Rain-X for exterior car glass (windshield/head lights and mirrors) makes an interior product called Fog-X for inside of the windshield.  It works well in keeping condensation off inside of windshield.

We have had rain 2 hours per day (and repeated at night) here in NW FL for last 4 days.  Record accumulation and lots of local flooding on non-Interstate roads.  There has to be a way to get all this excess rain to the West!

Last edited by WOLFGANG

First test drive with the new suspension setup went well.  Under hard acceleration I can feel a little pull to one side, indicating that I don't have the track set perfectly.  Now I have to come up with an alignment measuring setup.

Four jack stands, string, and a tape measure will do nicely for measuring track and toe-in.

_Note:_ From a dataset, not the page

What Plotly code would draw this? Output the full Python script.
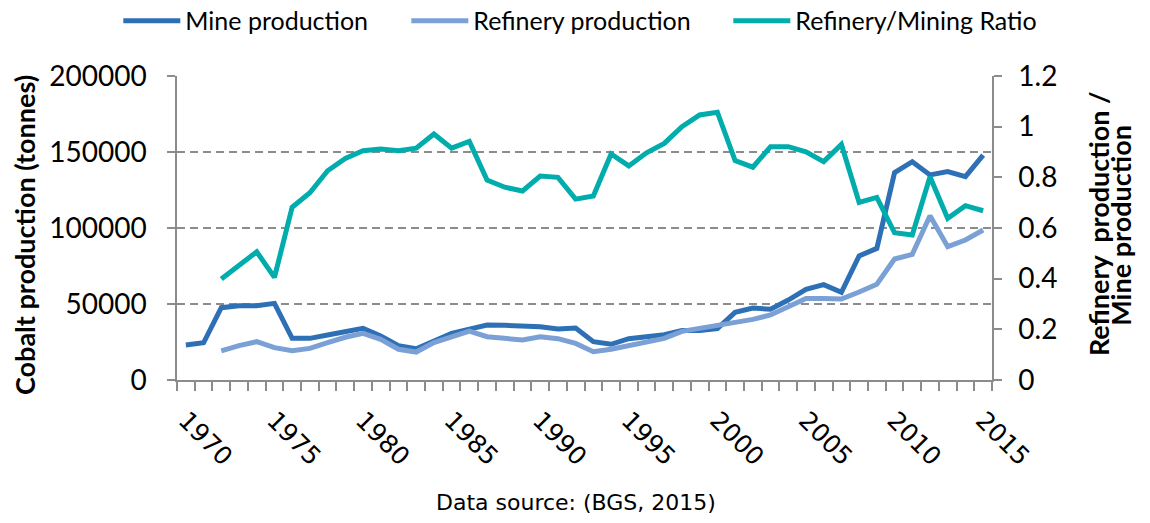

Make the strings perfectly parallel at hub center.

A 2 foot carpenters square works really well on smooth concrete for checking camber. Simple trigonometry gives distance at the top of the square equaling camber values. 1/8" at the top of the tire(24" from the ground) equals about 1/3 degree of camber, so 3/8" is almost a degree. What's nice about the square and strings is the floor doesn't have to be dead level, just reasonably flat.

This stuff is detailed in "How to Make Your Car Handle" by Fred Puhn.

I use ART(Advanced Racing Technologies) laser toe plates and the SMART camber gauge, along with the scales which you've seen.

My toe plates are a 20 year old version, and were nowhere near as nice or expensive as what's available today. Fun fact, the ART toe plates are made in Staatsburg NY, about 40 minutes from my house.

Last edited by DannyP

Thanks Danny!  Four jack stands and a tape measure I have.  I'll get the string  tomorrow.  If I can get a small level with some sort of inclinometer, I can check camber.  It's pretty close.  I'll also look into the camber gauge if it's not too expensive.

YIKES!!  Ok, that's a bit more than I want to spend.  I'll see if one of my track buddies has one first.

Last edited by Lane Anderson

fwiw I measure camber with a small bubble level on the wheel (like this). I believe the bulgy bit on the bottom of every in-service tire would throw off the measurement if taken from there, making the negative camber look like a little more than it is.

For what we're doing, though, probably doesn't matter: make them the same side to side and rave on.